··· Dataset ···

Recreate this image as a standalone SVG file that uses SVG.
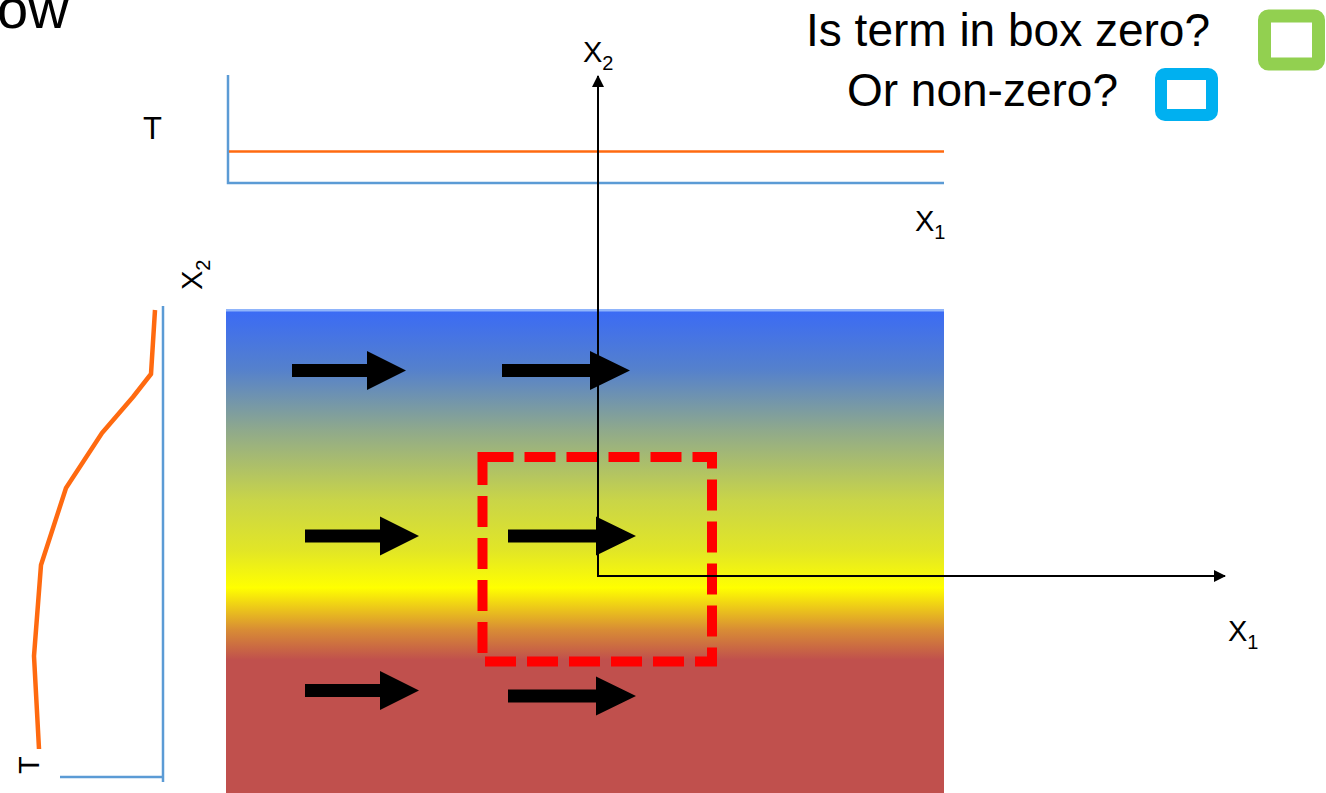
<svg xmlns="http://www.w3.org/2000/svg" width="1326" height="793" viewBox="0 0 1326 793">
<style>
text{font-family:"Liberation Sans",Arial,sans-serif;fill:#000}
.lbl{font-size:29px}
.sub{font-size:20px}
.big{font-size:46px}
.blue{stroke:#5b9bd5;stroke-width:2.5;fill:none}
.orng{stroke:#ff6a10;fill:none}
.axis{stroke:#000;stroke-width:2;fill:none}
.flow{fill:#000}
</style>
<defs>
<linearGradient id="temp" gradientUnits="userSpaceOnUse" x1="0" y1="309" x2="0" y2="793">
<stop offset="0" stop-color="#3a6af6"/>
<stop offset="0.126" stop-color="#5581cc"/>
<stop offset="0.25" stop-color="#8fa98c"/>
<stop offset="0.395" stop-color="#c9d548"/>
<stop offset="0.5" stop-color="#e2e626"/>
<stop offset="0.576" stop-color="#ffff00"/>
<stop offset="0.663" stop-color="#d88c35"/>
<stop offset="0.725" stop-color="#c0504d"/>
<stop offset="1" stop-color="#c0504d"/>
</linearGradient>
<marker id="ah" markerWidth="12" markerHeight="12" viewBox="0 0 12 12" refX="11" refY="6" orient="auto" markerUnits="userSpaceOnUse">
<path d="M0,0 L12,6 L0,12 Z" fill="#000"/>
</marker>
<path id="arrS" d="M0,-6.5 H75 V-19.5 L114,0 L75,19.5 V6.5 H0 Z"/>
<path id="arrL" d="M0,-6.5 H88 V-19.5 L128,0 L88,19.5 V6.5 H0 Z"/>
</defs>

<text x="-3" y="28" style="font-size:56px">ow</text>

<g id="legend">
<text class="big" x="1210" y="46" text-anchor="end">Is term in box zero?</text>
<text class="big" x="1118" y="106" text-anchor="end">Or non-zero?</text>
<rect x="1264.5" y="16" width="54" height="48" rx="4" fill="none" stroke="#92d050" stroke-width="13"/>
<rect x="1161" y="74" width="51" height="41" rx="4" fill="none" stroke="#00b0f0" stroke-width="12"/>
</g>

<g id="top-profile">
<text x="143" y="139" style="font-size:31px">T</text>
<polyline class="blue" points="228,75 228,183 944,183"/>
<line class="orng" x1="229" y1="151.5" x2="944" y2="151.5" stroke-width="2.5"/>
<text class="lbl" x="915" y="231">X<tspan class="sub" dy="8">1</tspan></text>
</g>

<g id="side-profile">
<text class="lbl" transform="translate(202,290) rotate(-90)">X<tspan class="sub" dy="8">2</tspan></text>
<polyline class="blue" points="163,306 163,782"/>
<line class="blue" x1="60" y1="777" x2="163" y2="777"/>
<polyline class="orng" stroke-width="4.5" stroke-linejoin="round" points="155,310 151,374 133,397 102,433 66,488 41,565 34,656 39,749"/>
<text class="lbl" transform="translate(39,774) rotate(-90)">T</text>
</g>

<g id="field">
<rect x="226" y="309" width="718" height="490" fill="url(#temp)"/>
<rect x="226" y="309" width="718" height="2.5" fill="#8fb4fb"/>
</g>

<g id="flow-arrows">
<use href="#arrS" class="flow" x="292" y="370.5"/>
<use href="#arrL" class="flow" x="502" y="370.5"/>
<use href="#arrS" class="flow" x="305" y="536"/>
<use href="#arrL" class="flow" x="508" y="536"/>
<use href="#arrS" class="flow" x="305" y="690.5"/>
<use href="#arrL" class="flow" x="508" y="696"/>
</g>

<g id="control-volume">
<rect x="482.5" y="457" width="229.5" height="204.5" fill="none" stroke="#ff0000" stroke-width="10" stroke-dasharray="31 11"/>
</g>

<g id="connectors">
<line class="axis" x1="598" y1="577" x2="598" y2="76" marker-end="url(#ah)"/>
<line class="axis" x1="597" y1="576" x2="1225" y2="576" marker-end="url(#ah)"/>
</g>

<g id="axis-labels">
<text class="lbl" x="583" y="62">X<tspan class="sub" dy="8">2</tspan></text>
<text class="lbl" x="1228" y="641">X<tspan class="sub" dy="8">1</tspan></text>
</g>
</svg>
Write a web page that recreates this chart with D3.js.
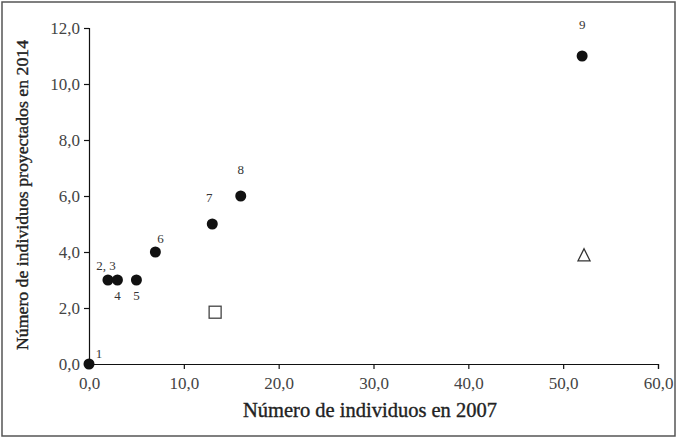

···

Going through the entries above line by line, work out how many lines include the word "that". Only the number is required.

2